**INFORMATION SUPPLIED:**
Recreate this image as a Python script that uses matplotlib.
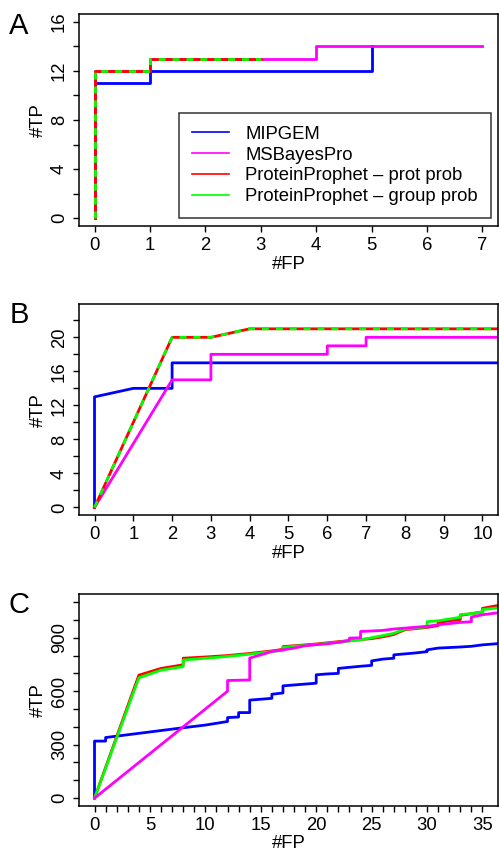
import matplotlib.pyplot as plt

plt.rcParams['font.family'] = ['Liberation Sans', 'DejaVu Sans']

BLUE = "#0000ff"
MAGENTA = "#ff00ff"
RED = "#ff0000"
GREEN = "#00ff00"
FS = 13.3

LABELS = ["MIPGEM", "MSBayesPro", "ProteinProphet \u2013 prot prob",
          "ProteinProphet \u2013 group prob"]

# Panel A
a_blue_x = [0, 0, 1, 1, 5, 5]
a_blue_y = [0, 11, 11, 12, 12, 14]
a_mag_x = [0, 0, 1, 1, 4, 4, 7]
a_mag_y = [0, 12, 12, 13, 13, 14, 14]
a_red_x = [0, 0, 1, 1, 3]
a_red_y = [0, 12, 12, 13, 13]
a_green_x = [0, 0, 1, 1, 3]
a_green_y = [0, 12, 12, 13, 13]

# Panel B
b_blue_x = [0, 0, 1, 2, 2, 11]
b_blue_y = [0, 13, 14, 14, 17, 17]
b_mag_x = [0, 2, 3, 3, 6, 6, 7, 7, 11]
b_mag_y = [0, 15, 15, 18, 18, 19, 19, 20, 20]
b_red_x = [0, 2, 3, 4, 11]
b_red_y = [0, 20, 20, 21, 21]
b_green_x = [0, 2, 3, 4, 11]
b_green_y = [0, 20, 20, 21, 21]

# Panel C
c_blue_x = [0, 0, 1, 1, 8, 10, 11, 12, 12, 13, 13, 14, 14, 15, 16, 16, 17, 17,
            19, 20, 20, 21, 22, 22, 24, 25, 25, 26, 27, 27, 29, 30, 30, 31, 32,
            33, 34, 35, 37]
c_blue_y = [0, 320, 320, 340, 395, 410, 420, 430, 452, 455, 480, 480, 550, 555,
            560, 583, 590, 630, 640, 645, 692, 697, 700, 728, 740, 745, 770, 780,
            785, 804, 815, 822, 832, 842, 845, 848, 852, 860, 870]
c_mag_x = [0, 12, 12, 14, 14, 15, 16, 17, 18, 19, 20, 21, 22, 23, 23, 24, 24,
           26, 27, 30, 31, 33, 34, 34, 35, 37]
c_mag_y = [0, 600, 660, 663, 786, 804, 823, 832, 842, 855, 861, 866, 874, 885,
           898, 900, 935, 941, 949, 964, 973, 986, 990, 1016, 1029, 1045]
c_red_x = [0, 4, 6, 8, 8, 10, 12, 14, 16, 17, 17, 18, 20, 22, 24, 25, 26, 27, 28,
           30, 31, 31, 32, 33, 33, 34, 35, 35, 37]
c_red_y = [0, 690, 728, 748, 785, 792, 800, 812, 826, 835, 850, 855, 865, 878,
           890, 895, 905, 918, 945, 958, 968, 985, 995, 1002, 1025, 1035, 1045,
           1065, 1088]
c_green_x = [0, 4, 6, 8, 8, 10, 12, 14, 16, 17, 17, 18, 20, 22, 24, 25, 26, 27,
             28, 30, 30, 31, 32, 33, 33, 34, 35, 35, 37]
c_green_y = [0, 675, 718, 738, 775, 785, 795, 808, 822, 830, 845, 852, 862, 875,
             888, 900, 912, 925, 948, 962, 990, 995, 1005, 1015, 1030, 1035, 1045,
             1058, 1072]


def style_axes(ax, xmax, xticks, xlabels, yticks, ylabels, ymax):
    # R style: 4% padding on both ends
    ext_x = 0.04 * xmax
    ext_y = 0.04 * ymax
    ax.set_xlim(-ext_x, xmax + ext_x)
    ax.set_ylim(-ext_y, ymax + ext_y)
    ax.set_xticks(xticks)
    ax.set_xticklabels(xlabels, fontsize=FS)
    ax.set_yticks(yticks)
    ax.set_yticklabels(ylabels, fontsize=FS, rotation=90, va='center')
    ax.tick_params(direction='out', length=4, width=1, pad=4)
    for sp in ax.spines.values():
        sp.set_linewidth(1.1)
    ax.set_xlabel('#FP', fontsize=FS, labelpad=1)
    ax.set_ylabel('#TP', fontsize=FS, labelpad=3)


fig = plt.figure(figsize=(4.99, 8.51), dpi=100)

# ---- A ----
ax = fig.add_axes([0.1583, 0.7344, 0.8397, 0.2491])
ax.plot(a_blue_x, a_blue_y, color=BLUE, lw=2, label=LABELS[0])
ax.plot(a_mag_x, a_mag_y, color=MAGENTA, lw=2, label=LABELS[1])
ax.plot(a_red_x, a_red_y, color=RED, lw=2, label=LABELS[2])
ax.plot(a_green_x, a_green_y, color=GREEN, lw=2, ls=(0, (2.5, 2.5)), label=LABELS[3])
style_axes(ax, 7, range(0, 8), [str(i) for i in range(0, 8)],
           range(0, 17, 2), [str(v) if v % 4 == 0 else '' for v in range(0, 17, 2)], 16)
handles = [plt.Line2D([], [], color=c, lw=1.2) for c in [BLUE, MAGENTA, RED, GREEN]]
leg = ax.legend(handles, LABELS, loc='lower right', bbox_to_anchor=(0.983, 0.038),
                fontsize=FS, frameon=True, fancybox=False, borderpad=0.7,
                labelspacing=0.2, handlelength=2.0, handletextpad=0.9,
                borderaxespad=0)
leg.get_frame().set_edgecolor('black')
leg.get_frame().set_linewidth(1.1)
fig.text(0.038, 0.969, 'A', fontsize=21, ha='center', va='center')

# ---- B ----
ax = fig.add_axes([0.1583, 0.3945, 0.8397, 0.2483])
ax.plot(b_blue_x, b_blue_y, color=BLUE, lw=2)
ax.plot(b_mag_x, b_mag_y, color=MAGENTA, lw=2)
ax.plot(b_red_x, b_red_y, color=RED, lw=2)
ax.plot(b_green_x, b_green_y, color=GREEN, lw=2, ls=(0, (2.5, 2.5)))
style_axes(ax, 10, range(0, 11), [str(i) for i in range(0, 11)],
           range(0, 23, 2), [str(v) if v % 4 == 0 else '' for v in range(0, 23, 2)], 23)
fig.text(0.038, 0.630, 'B', fontsize=21, ha='center', va='center')

# ---- C ----
ax = fig.add_axes([0.1583, 0.0529, 0.8397, 0.2488])
ax.plot(c_blue_x, c_blue_y, color=BLUE, lw=2)
ax.plot(c_red_x, c_red_y, color=RED, lw=2)
ax.plot(c_green_x, c_green_y, color=GREEN, lw=2)
ax.plot(c_mag_x, c_mag_y, color=MAGENTA, lw=2)
style_axes(ax, 35, range(0, 36), [str(i) if i % 5 == 0 else '' for i in range(0, 36)],
           range(0, 1101, 100), [str(v) if v % 300 == 0 else '' for v in range(0, 1101, 100)], 1100)
fig.text(0.038, 0.289, 'C', fontsize=21, ha='center', va='center')

fig.savefig('out.png', dpi=100)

**SET PROBLEM:**
Reproduce the material word for word, minus the images.

**TASK OUTPUT:**
Recreate this image as a Python script that uses matplotlib.
import matplotlib.pyplot as plt

plt.rcParams['font.family'] = ['Liberation Sans', 'DejaVu Sans']

BLUE = "#0000ff"
MAGENTA = "#ff00ff"
RED = "#ff0000"
GREEN = "#00ff00"
FS = 13.3

LABELS = ["MIPGEM", "MSBayesPro", "ProteinProphet \u2013 prot prob",
          "ProteinProphet \u2013 group prob"]

# Panel A
a_blue_x = [0, 0, 1, 1, 5, 5]
a_blue_y = [0, 11, 11, 12, 12, 14]
a_mag_x = [0, 0, 1, 1, 4, 4, 7]
a_mag_y = [0, 12, 12, 13, 13, 14, 14]
a_red_x = [0, 0, 1, 1, 3]
a_red_y = [0, 12, 12, 13, 13]
a_green_x = [0, 0, 1, 1, 3]
a_green_y = [0, 12, 12, 13, 13]

# Panel B
b_blue_x = [0, 0, 1, 2, 2, 11]
b_blue_y = [0, 13, 14, 14, 17, 17]
b_mag_x = [0, 2, 3, 3, 6, 6, 7, 7, 11]
b_mag_y = [0, 15, 15, 18, 18, 19, 19, 20, 20]
b_red_x = [0, 2, 3, 4, 11]
b_red_y = [0, 20, 20, 21, 21]
b_green_x = [0, 2, 3, 4, 11]
b_green_y = [0, 20, 20, 21, 21]

# Panel C
c_blue_x = [0, 0, 1, 1, 8, 10, 11, 12, 12, 13, 13, 14, 14, 15, 16, 16, 17, 17,
            19, 20, 20, 21, 22, 22, 24, 25, 25, 26, 27, 27, 29, 30, 30, 31, 32,
            33, 34, 35, 37]
c_blue_y = [0, 320, 320, 340, 395, 410, 420, 430, 452, 455, 480, 480, 550, 555,
            560, 583, 590, 630, 640, 645, 692, 697, 700, 728, 740, 745, 770, 780,
            785, 804, 815, 822, 832, 842, 845, 848, 852, 860, 870]
c_mag_x = [0, 12, 12, 14, 14, 15, 16, 17, 18, 19, 20, 21, 22, 23, 23, 24, 24,
           26, 27, 30, 31, 33, 34, 34, 35, 37]
c_mag_y = [0, 600, 660, 663, 786, 804, 823, 832, 842, 855, 861, 866, 874, 885,
           898, 900, 935, 941, 949, 964, 973, 986, 990, 1016, 1029, 1045]
c_red_x = [0, 4, 6, 8, 8, 10, 12, 14, 16, 17, 17, 18, 20, 22, 24, 25, 26, 27, 28,
           30, 31, 31, 32, 33, 33, 34, 35, 35, 37]
c_red_y = [0, 690, 728, 748, 785, 792, 800, 812, 826, 835, 850, 855, 865, 878,
           890, 895, 905, 918, 945, 958, 968, 985, 995, 1002, 1025, 1035, 1045,
           1065, 1088]
c_green_x = [0, 4, 6, 8, 8, 10, 12, 14, 16, 17, 17, 18, 20, 22, 24, 25, 26, 27,
             28, 30, 30, 31, 32, 33, 33, 34, 35, 35, 37]
c_green_y = [0, 675, 718, 738, 775, 785, 795, 808, 822, 830, 845, 852, 862, 875,
             888, 900, 912, 925, 948, 962, 990, 995, 1005, 1015, 1030, 1035, 1045,
             1058, 1072]


def style_axes(ax, xmax, xticks, xlabels, yticks, ylabels, ymax):
    # R style: 4% padding on both ends
    ext_x = 0.04 * xmax
    ext_y = 0.04 * ymax
    ax.set_xlim(-ext_x, xmax + ext_x)
    ax.set_ylim(-ext_y, ymax + ext_y)
    ax.set_xticks(xticks)
    ax.set_xticklabels(xlabels, fontsize=FS)
    ax.set_yticks(yticks)
    ax.set_yticklabels(ylabels, fontsize=FS, rotation=90, va='center')
    ax.tick_params(direction='out', length=4, width=1, pad=4)
    for sp in ax.spines.values():
        sp.set_linewidth(1.1)
    ax.set_xlabel('#FP', fontsize=FS, labelpad=1)
    ax.set_ylabel('#TP', fontsize=FS, labelpad=3)


fig = plt.figure(figsize=(4.99, 8.51), dpi=100)

# ---- A ----
ax = fig.add_axes([0.1583, 0.7344, 0.8397, 0.2491])
ax.plot(a_blue_x, a_blue_y, color=BLUE, lw=2, label=LABELS[0])
ax.plot(a_mag_x, a_mag_y, color=MAGENTA, lw=2, label=LABELS[1])
ax.plot(a_red_x, a_red_y, color=RED, lw=2, label=LABELS[2])
ax.plot(a_green_x, a_green_y, color=GREEN, lw=2, ls=(0, (2.5, 2.5)), label=LABELS[3])
style_axes(ax, 7, range(0, 8), [str(i) for i in range(0, 8)],
           range(0, 17, 2), [str(v) if v % 4 == 0 else '' for v in range(0, 17, 2)], 16)
handles = [plt.Line2D([], [], color=c, lw=1.2) for c in [BLUE, MAGENTA, RED, GREEN]]
leg = ax.legend(handles, LABELS, loc='lower right', bbox_to_anchor=(0.983, 0.038),
                fontsize=FS, frameon=True, fancybox=False, borderpad=0.7,
                labelspacing=0.2, handlelength=2.0, handletextpad=0.9,
                borderaxespad=0)
leg.get_frame().set_edgecolor('black')
leg.get_frame().set_linewidth(1.1)
fig.text(0.038, 0.969, 'A', fontsize=21, ha='center', va='center')

# ---- B ----
ax = fig.add_axes([0.1583, 0.3945, 0.8397, 0.2483])
ax.plot(b_blue_x, b_blue_y, color=BLUE, lw=2)
ax.plot(b_mag_x, b_mag_y, color=MAGENTA, lw=2)
ax.plot(b_red_x, b_red_y, color=RED, lw=2)
ax.plot(b_green_x, b_green_y, color=GREEN, lw=2, ls=(0, (2.5, 2.5)))
style_axes(ax, 10, range(0, 11), [str(i) for i in range(0, 11)],
           range(0, 23, 2), [str(v) if v % 4 == 0 else '' for v in range(0, 23, 2)], 23)
fig.text(0.038, 0.630, 'B', fontsize=21, ha='center', va='center')

# ---- C ----
ax = fig.add_axes([0.1583, 0.0529, 0.8397, 0.2488])
ax.plot(c_blue_x, c_blue_y, color=BLUE, lw=2)
ax.plot(c_red_x, c_red_y, color=RED, lw=2)
ax.plot(c_green_x, c_green_y, color=GREEN, lw=2)
ax.plot(c_mag_x, c_mag_y, color=MAGENTA, lw=2)
style_axes(ax, 35, range(0, 36), [str(i) if i % 5 == 0 else '' for i in range(0, 36)],
           range(0, 1101, 100), [str(v) if v % 300 == 0 else '' for v in range(0, 1101, 100)], 1100)
fig.text(0.038, 0.289, 'C', fontsize=21, ha='center', va='center')

fig.savefig('out.png', dpi=100)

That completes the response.